═════ INPUT ROWS ═════
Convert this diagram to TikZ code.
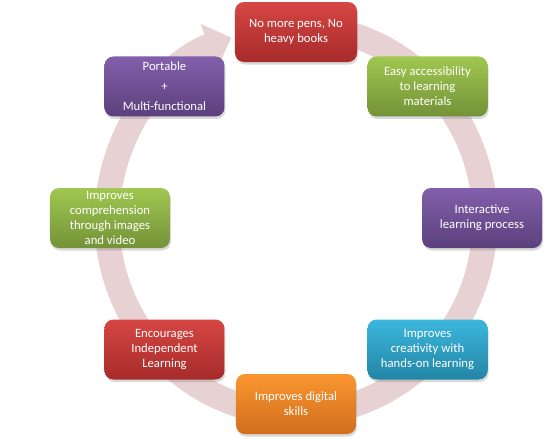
\documentclass[tikz,border=0pt]{standalone}
\usepackage{fontspec}
\setmainfont{Carlito}
\usepackage{xcolor}
\usepackage{tikz}
\usetikzlibrary{arrows.meta, shadows}

\definecolor{ringpink}{RGB}{232,209,211}
\definecolor{redtop}{RGB}{214,70,68}
\definecolor{redbot}{RGB}{166,43,42}
\definecolor{greentop}{RGB}{160,199,80}
\definecolor{greenbot}{RGB}{116,146,56}
\definecolor{purpletop}{RGB}{130,95,171}
\definecolor{purplebot}{RGB}{92,64,124}
\definecolor{cyantop}{RGB}{60,182,220}
\definecolor{cyanbot}{RGB}{34,134,166}
\definecolor{orangetop}{RGB}{250,150,48}
\definecolor{orangebot}{RGB}{208,110,30}

\begin{document}
\begin{tikzpicture}[
    x=1pt, y=1pt,
    card/.style={rectangle, rounded corners=9pt,
                 minimum height=60pt, minimum width=120pt,
                 text=white, align=center, inner sep=2pt,
                 font=\fontsize{12.7}{15}\selectfont,
                 drop shadow={shadow xshift=1pt, shadow yshift=-2.5pt, opacity=0.3}},
    redcard/.style={card, top color=redtop, bottom color=redbot},
    greencard/.style={card, top color=greentop, bottom color=greenbot},
    purplecard/.style={card, top color=purpletop, bottom color=purplebot},
    cyancard/.style={card, top color=cyantop, bottom color=cyanbot},
    orangecard/.style={card, top color=orangetop, bottom color=orangebot},
    ring/.style={line width=25pt, draw=ringpink,
                 -{Triangle[width=46pt, length=24pt]}}
]
    \useasboundingbox (-296,-222) rectangle (250,218);

    % cycle ring behind the cards
    \coordinate (hub) at (0,-2);
    \draw[ring] (hub) ++(80:189 and 194)
        arc[start angle=80, end angle=-250, x radius=189, y radius=194];

    \node[redcard, minimum width=122pt] (pens) at (90:186) {No more pens, No\\heavy books};
    \node[greencard] (access) at (45:186) {Easy accessibility\\to learning\\materials};
    \node[purplecard] (interact) at (0:186) {Interactive\\learning process};
    \node[cyancard] (creative) at (-45:186) {Improves\\creativity with\\hands-on learning};
    \node[orangecard] (digital) at (-90:186) {Improves digital\\skills};
    \node[redcard] (indep) at (-135:186) {Encourages\\Independent\\Learning};
    \node[greencard] (compre) at (180:186) {Improves\\comprehension\\through images\\and video};
    \node[purplecard] (portable) at (135:186) {Portable\\[5pt]+\\[5pt]Multi-functional};
\end{tikzpicture}
\end{document}
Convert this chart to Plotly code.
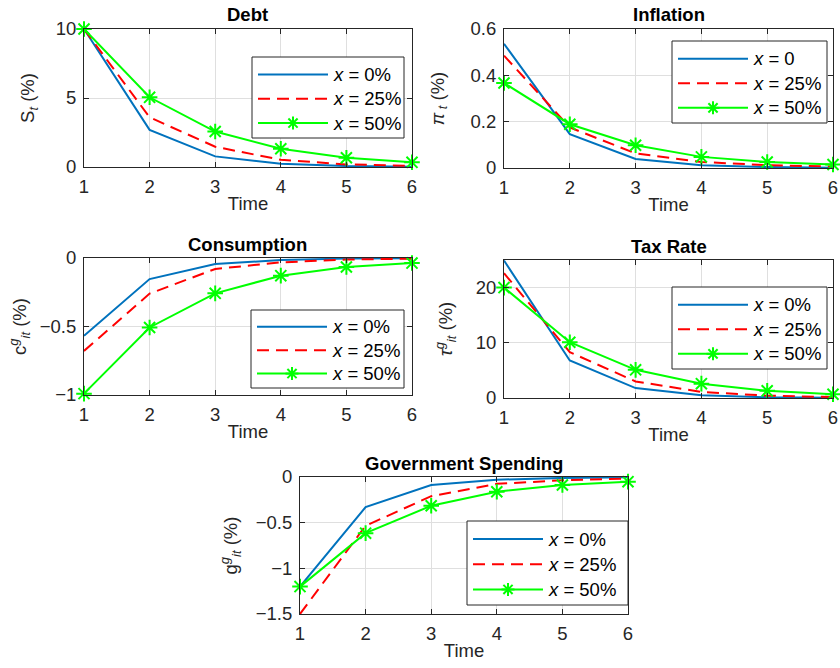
import plotly.graph_objects as go

# ---- data -----------------------------------------------------------------
periods = [1, 2, 3, 4, 5, 6]

debt_x0 = [10, 2.69, 0.77, 0.24, 0.07, 0.02]
debt_x25 = [10, 3.6, 1.47, 0.52, 0.19, 0.08]
debt_x50 = [10, 5.05, 2.57, 1.32, 0.67, 0.34]

infl_x0 = [0.536, 0.146, 0.039, 0.012, 0.004, 0.001]
infl_x25 = [0.485, 0.175, 0.063, 0.026, 0.012, 0.006]
infl_x50 = [0.367, 0.189, 0.098, 0.048, 0.026, 0.015]

cons_x0 = [-0.568, -0.154, -0.044, -0.015, -0.004, -0.001]
cons_x25 = [-0.678, -0.26, -0.08, -0.032, -0.011, -0.005]
cons_x50 = [-0.99, -0.507, -0.258, -0.129, -0.066, -0.037]

tax_x0 = [24.9, 6.8, 1.8, 0.5, 0.13, 0.03]
tax_x25 = [22.6, 8.3, 3.0, 1.1, 0.43, 0.17]
tax_x50 = [20.0, 10.1, 5.1, 2.6, 1.3, 0.67]

gov_x0 = [-1.2, -0.33, -0.088, -0.03, -0.01, -0.003]
gov_x25 = [-1.5, -0.534, -0.21, -0.075, -0.036, -0.018]
gov_x50 = [-1.2, -0.615, -0.315, -0.161, -0.088, -0.051]

labels_pct = ["<i>x</i> = 0%", "<i>x</i> = 25%", "<i>x</i> = 50%"]
labels_infl = ["<i>x</i> = 0", "<i>x</i> = 25%", "<i>x</i> = 50%"]

# ---- page / style ---------------------------------------------------------
W, H = 840, 668
FONT = "Liberation Sans, Arial, Helvetica, sans-serif"
FS = 18.5
INK = "#262626"
GRID = "#dfdfdf"
BLUE = "#0072BD"
RED = "#FF0000"
GREEN = "#00FF00"

STYLES = [
    dict(color=BLUE, dash="solid", marker=False),
    dict(color=RED, dash="12px,7px", marker=False),
    dict(color=GREEN, dash="solid", marker=True),
]

# panel geometry in pixels: (left, top, right, bottom); legend box (left, top, w, h)
panels = [
    dict(title="Debt", ytitle="S<sub><i>t</i></sub> (%)", yrange=[0, 10],
         yticks=[0, 5, 10], series=[debt_x0, debt_x25, debt_x50], labels=labels_pct,
         box=(84, 29, 412, 167), legend=(252, 57, 152, 81), ystandoff=16),
    dict(title="Inflation", ytitle="<i>π</i><sub> <i>t</i></sub> (%)", yrange=[0, 0.6],
         yticks=[0, 0.2, 0.4, 0.6], series=[infl_x0, infl_x25, infl_x50], labels=labels_infl,
         box=(504, 29, 833, 168), legend=(672, 41, 155, 82), ystandoff=21),
    dict(title="Consumption", ytitle="c<sup><i>g</i></sup><sub><i>it</i></sub> (%)", yrange=[-1, 0],
         yticks=[-1, -0.5, 0], series=[cons_x0, cons_x25, cons_x50], labels=labels_pct,
         box=(84, 258, 412, 395), legend=(251, 310, 153, 78), ystandoff=8),
    dict(title="Tax Rate", ytitle="<i>τ</i><sup><i>g</i></sup><sub><i>it</i></sub> (%)", yrange=[0, 25],
         yticks=[0, 10, 20], series=[tax_x0, tax_x25, tax_x50], labels=labels_pct,
         box=(504, 260, 833, 398), legend=(672, 287, 155, 82), ystandoff=18),
    dict(title="Government Spending", ytitle="g<sup><i>g</i></sup><sub><i>it</i></sub> (%)",
         yrange=[-1.5, 0], yticks=[-1.5, -1, -0.5, 0], series=[gov_x0, gov_x25, gov_x50],
         labels=labels_pct, box=(300, 477, 628, 614), legend=(467, 521, 161, 84), ystandoff=13),
]


def px_x(v):
    return v / W


def px_y(v):
    return 1 - v / H


fig = go.Figure()
shapes = []
annotations = []

for i, p in enumerate(panels, start=1):
    xa = "x" if i == 1 else f"x{i}"
    ya = "y" if i == 1 else f"y{i}"
    left, top, right, bottom = p["box"]

    for vals, st, name in zip(p["series"], STYLES, p["labels"]):
        tr = dict(
            x=periods, y=vals, xaxis=xa, yaxis=ya, showlegend=False, name=name,
            line=dict(color=st["color"], width=2, dash=st["dash"]),
            cliponaxis=False,
        )
        if st["marker"]:
            tr["mode"] = "lines+markers"
            tr["marker"] = dict(symbol="asterisk-open", size=13,
                                line=dict(color=st["color"], width=2))
        else:
            tr["mode"] = "lines"
        fig.add_trace(go.Scatter(**tr))

    axis_common = dict(
        showline=True, linecolor=INK, linewidth=1, mirror="ticks",
        ticks="inside", ticklen=5, tickcolor=INK, tickwidth=1,
        showgrid=True, gridcolor=GRID, gridwidth=1, zeroline=False,
        tickfont=dict(family=FONT, size=FS, color=INK),
        automargin=False,
    )
    fig.layout[("xaxis" if i == 1 else f"xaxis{i}")] = dict(
        axis_common, domain=[px_x(left), px_x(right)], anchor=ya,
        range=[1, 6], tickvals=periods, ticklabelstandoff=3,
        title=dict(text="Time", font=dict(family=FONT, size=FS, color=INK), standoff=0),
    )
    fig.layout[("yaxis" if i == 1 else f"yaxis{i}")] = dict(
        axis_common, domain=[px_y(bottom), px_y(top)], anchor=xa,
        range=p["yrange"], tickvals=p["yticks"], ticklabelstandoff=3,
        title=dict(text=p["ytitle"], font=dict(family=FONT, size=FS, color=INK),
                   standoff=p["ystandoff"]),
    )

    # panel title
    annotations.append(dict(
        text=f"<b>{p['title']}</b>", x=0.5, y=1, xref=f"{xa} domain", yref=f"{ya} domain",
        xanchor="center", yanchor="middle", yshift=14, showarrow=False,
        font=dict(family=FONT, size=FS, color="#000000"),
    ))

    # legend box with line samples
    lx, ly, lw, lh = p["legend"]
    shapes.append(dict(type="rect", xref="paper", yref="paper",
                       x0=px_x(lx), x1=px_x(lx + lw), y0=px_y(ly), y1=px_y(ly + lh),
                       line=dict(color=INK, width=1), fillcolor="white", layer="above"))
    for k, (st, name) in enumerate(zip(STYLES, p["labels"])):
        ry = ly + lh * (0.215 + 0.3 * k)
        shapes.append(dict(type="line", xref="paper", yref="paper",
                           x0=px_x(lx + 6), x1=px_x(lx + 76), y0=px_y(ry), y1=px_y(ry),
                           line=dict(color=st["color"], width=2, dash=st["dash"]), layer="above"))
        if st["marker"]:
            cx, r = lx + 41, 6.5
            d = r * 0.7071
            for dx, dy in [(r, 0), (0, r), (d, d), (d, -d)]:
                shapes.append(dict(type="line", xref="paper", yref="paper",
                                   x0=px_x(cx - dx), x1=px_x(cx + dx),
                                   y0=px_y(ry - dy), y1=px_y(ry + dy),
                                   line=dict(color=st["color"], width=2), layer="above"))
        annotations.append(dict(
            text=name, x=px_x(lx + 79), y=px_y(ry), xref="paper", yref="paper",
            xanchor="left", yanchor="middle", showarrow=False,
            font=dict(family=FONT, size=FS, color="#000000"),
        ))

fig.update_layout(
    width=W, height=H, margin=dict(l=0, r=0, t=0, b=0),
    paper_bgcolor="white", plot_bgcolor="white",
    shapes=shapes, annotations=annotations, showlegend=False,
    font=dict(family=FONT, size=FS, color=INK),
)

fig.write_html("out.html")
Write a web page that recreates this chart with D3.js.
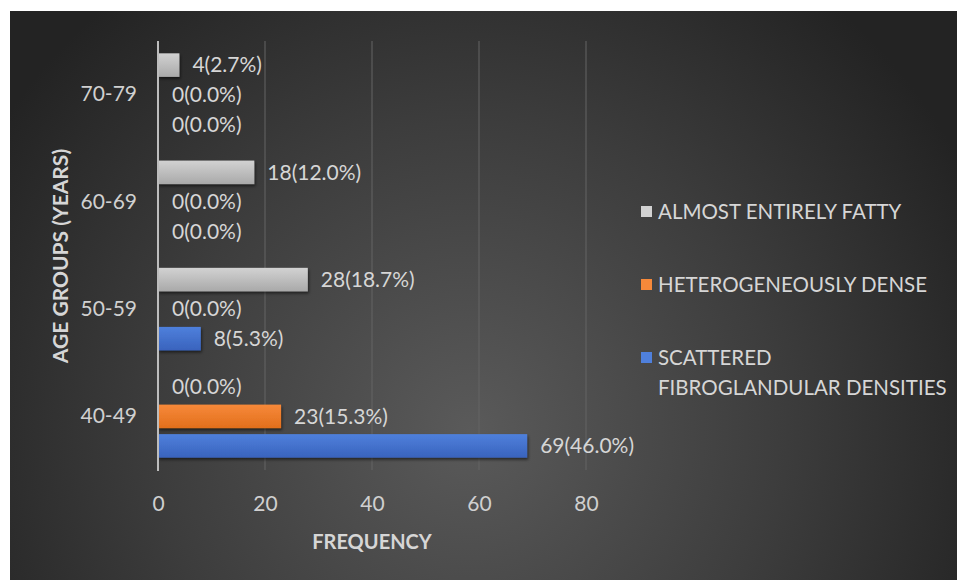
<!DOCTYPE html>
<html>
<head>
<meta charset="utf-8">
<script src="https://cdn.jsdelivr.net/npm/d3@7/dist/d3.min.js"></script>
<style>
  html, body { margin: 0; padding: 0; background: #ffffff; }
  svg { display: block; }
  text { font-family: Lato, "Open Sans", sans-serif; }
</style>
</head>
<body>
<svg id="chart" width="957" height="580"></svg>
<script>
// Age groups, listed top to bottom as drawn
const ageGroups = ["70-79", "60-69", "50-59", "40-49"];

// Breast density categories (order within each group, top to bottom)
const densityKeys = ["fatty", "hetero", "scattered"];

// Frequencies per age group (same order as ageGroups)
const fattyCounts     = [4, 18, 28, 0];
const heteroCounts    = [0, 0, 0, 23];
const scatteredCounts = [0, 0, 8, 69];

// Percentages shown alongside each count
const fattyPct     = [2.7, 12.0, 18.7, 0.0];
const heteroPct    = [0.0, 0.0, 0.0, 15.3];
const scatteredPct = [0.0, 0.0, 5.3, 46.0];

// Frequency axis ticks
const freqTicks = [0, 20, 40, 60, 80];

const seriesCounts = { fatty: fattyCounts, hetero: heteroCounts, scattered: scatteredCounts };
const seriesPct = { fatty: fattyPct, hetero: heteroPct, scattered: scatteredPct };

const svg = d3.select("#chart");
const W = 957, H = 580;

// Background panel with a soft radial glow
const defs = svg.append("defs");
const bg = defs.append("radialGradient").attr("id", "bgGrad")
  .attr("gradientUnits", "userSpaceOnUse")
  .attr("cx", 470).attr("cy", 430).attr("r", 560);
bg.append("stop").attr("offset", "0%").attr("stop-color", "#5a5a5a");
bg.append("stop").attr("offset", "55%").attr("stop-color", "#3d3d3d");
bg.append("stop").attr("offset", "100%").attr("stop-color", "#232323");

const fills = {
  fatty: ["#d2d2d2", "#a9a9a9"],
  hetero: ["#f7893a", "#e26f1c"],
  scattered: ["#4f80dc", "#3963bd"]
};
Object.entries(fills).forEach(([k, c]) => {
  const g = defs.append("linearGradient").attr("id", "fill-" + k)
    .attr("x1", 0).attr("y1", 0).attr("x2", 0).attr("y2", 1);
  g.append("stop").attr("offset", "0%").attr("stop-color", c[0]);
  g.append("stop").attr("offset", "100%").attr("stop-color", c[1]);
});
const shadow = defs.append("filter").attr("id", "barShadow")
  .attr("x", "-10%").attr("y", "-20%").attr("width", "130%").attr("height", "160%");
shadow.append("feDropShadow").attr("dx", 1).attr("dy", 2).attr("stdDeviation", 1.5)
  .attr("flood-color", "#000").attr("flood-opacity", 0.55);

svg.append("rect").attr("x", 10).attr("y", 11).attr("width", W - 10).attr("height", H - 11)
  .attr("fill", "url(#bgGrad)");

// Scales
const x = d3.scaleLinear().domain([0, 80]).range([158, 586]);
const y = d3.scaleBand().domain(ageGroups).range([41, 470])
  .paddingInner(0.23).paddingOuter(0.115);
const ySub = d3.scaleBand().domain(densityKeys).range([0, y.bandwidth()])
  .paddingInner(0.203);

// Vertical gridlines
svg.append("g").selectAll("line")
  .data(freqTicks.filter(t => t > 0))
  .join("line")
  .attr("x1", d => x(d)).attr("x2", d => x(d))
  .attr("y1", 41).attr("y2", 470)
  .attr("stroke", "#646464").attr("stroke-width", 1);

// Frequency axis tick labels
const xAxis = d3.axisBottom(x).tickValues(freqTicks).tickSize(0).tickPadding(0);
const xg = svg.append("g").attr("transform", "translate(0,504)").call(xAxis);
xg.select(".domain").remove();
xg.selectAll("text")
  .attr("dy", "0.35em")
  .attr("fill", "#d0d0d0")
  .style("font-size", "21px")
  .style("font-family", "Lato, 'Open Sans', sans-serif");

// Age group labels
const yAxis = d3.axisLeft(y).tickSize(0).tickPadding(0);
const yg = svg.append("g").attr("transform", "translate(137,0)").call(yAxis);
yg.select(".domain").remove();
yg.selectAll("text")
  .attr("fill", "#d0d0d0")
  .style("font-size", "21px")
  .style("font-family", "Lato, 'Open Sans', sans-serif");

// Bars
const rows = [];
ageGroups.forEach((g, i) => {
  densityKeys.forEach(k => {
    rows.push({ group: g, key: k, value: seriesCounts[k][i], pct: seriesPct[k][i] });
  });
});

svg.append("g").selectAll("rect")
  .data(rows.filter(d => d.value > 0))
  .join("rect")
  .attr("x", x(0))
  .attr("y", d => y(d.group) + ySub(d.key))
  .attr("width", d => x(d.value) - x(0))
  .attr("height", ySub.bandwidth())
  .attr("fill", d => "url(#fill-" + d.key + ")")
  .attr("filter", "url(#barShadow)");

// Zero axis line
svg.append("line")
  .attr("x1", x(0)).attr("x2", x(0)).attr("y1", 41).attr("y2", 471)
  .attr("stroke", "#bdbdbd").attr("stroke-width", 2);

// Value labels
svg.append("g").selectAll("text")
  .data(rows)
  .join("text")
  .attr("x", d => x(d.value) + (d.value > 0 ? 13 : 14))
  .attr("y", d => y(d.group) + ySub(d.key) + ySub.bandwidth() / 2)
  .attr("dy", "0.35em")
  .attr("fill", "#d6d6d6")
  .style("font-size", "21px")
  .text(d => `${d.value}(${d.pct.toFixed(1)}%)`);

// Axis titles
svg.append("text")
  .attr("x", 372).attr("y", 542).attr("dy", "0.35em")
  .attr("text-anchor", "middle")
  .attr("fill", "#d6d6d6")
  .style("font-size", "20px").style("font-weight", "bold")
  .text("FREQUENCY");

svg.append("text")
  .attr("transform", "translate(61,256) rotate(-90)")
  .attr("dy", "0.35em")
  .attr("text-anchor", "middle")
  .attr("fill", "#d6d6d6")
  .style("font-size", "21px").style("font-weight", "bold")
  .text("AGE GROUPS (YEARS)");

// Legend
const legendRows = [
  { key: "fatty", lines: ["ALMOST ENTIRELY FATTY"], y: 212 },
  { key: "hetero", lines: ["HETEROGENEOUSLY DENSE"], y: 285 },
  { key: "scattered", lines: ["SCATTERED", "FIBROGLANDULAR DENSITIES"], y: 358 }
];
const lg = svg.append("g").selectAll("g").data(legendRows).join("g");
lg.append("rect")
  .attr("x", 641).attr("y", d => d.y - 6)
  .attr("width", 11).attr("height", 11)
  .attr("fill", d => fills[d.key][0]);
lg.each(function(d) {
  const t = d3.select(this).append("text")
    .attr("fill", "#d6d6d6")
    .style("font-size", "20.5px");
  d.lines.forEach((ln, i) => {
    t.append("tspan").attr("x", 658).attr("y", d.y + i * 30).attr("dy", "0.35em").text(ln);
  });
});
</script>
</body>
</html>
═════
● **REQUIRED TASK**
Write out the lines beginning with the one that contains "Write a web" and ending with the one that contains "const scatteredCounts = [0, 0, 8, 69];", exactly as given. Leave pictures out.

● **THE RESPONSE**
Write a web page that recreates this chart with D3.js.
<!DOCTYPE html>
<html>
<head>
<meta charset="utf-8">
<script src="https://cdn.jsdelivr.net/npm/d3@7/dist/d3.min.js"></script>
<style>
  html, body { margin: 0; padding: 0; background: #ffffff; }
  svg { display: block; }
  text { font-family: Lato, "Open Sans", sans-serif; }
</style>
</head>
<body>
<svg id="chart" width="957" height="580"></svg>
<script>
// Age groups, listed top to bottom as drawn
const ageGroups = ["70-79", "60-69", "50-59", "40-49"];

// Breast density categories (order within each group, top to bottom)
const densityKeys = ["fatty", "hetero", "scattered"];

// Frequencies per age group (same order as ageGroups)
const fattyCounts     = [4, 18, 28, 0];
const heteroCounts    = [0, 0, 0, 23];
const scatteredCounts = [0, 0, 8, 69];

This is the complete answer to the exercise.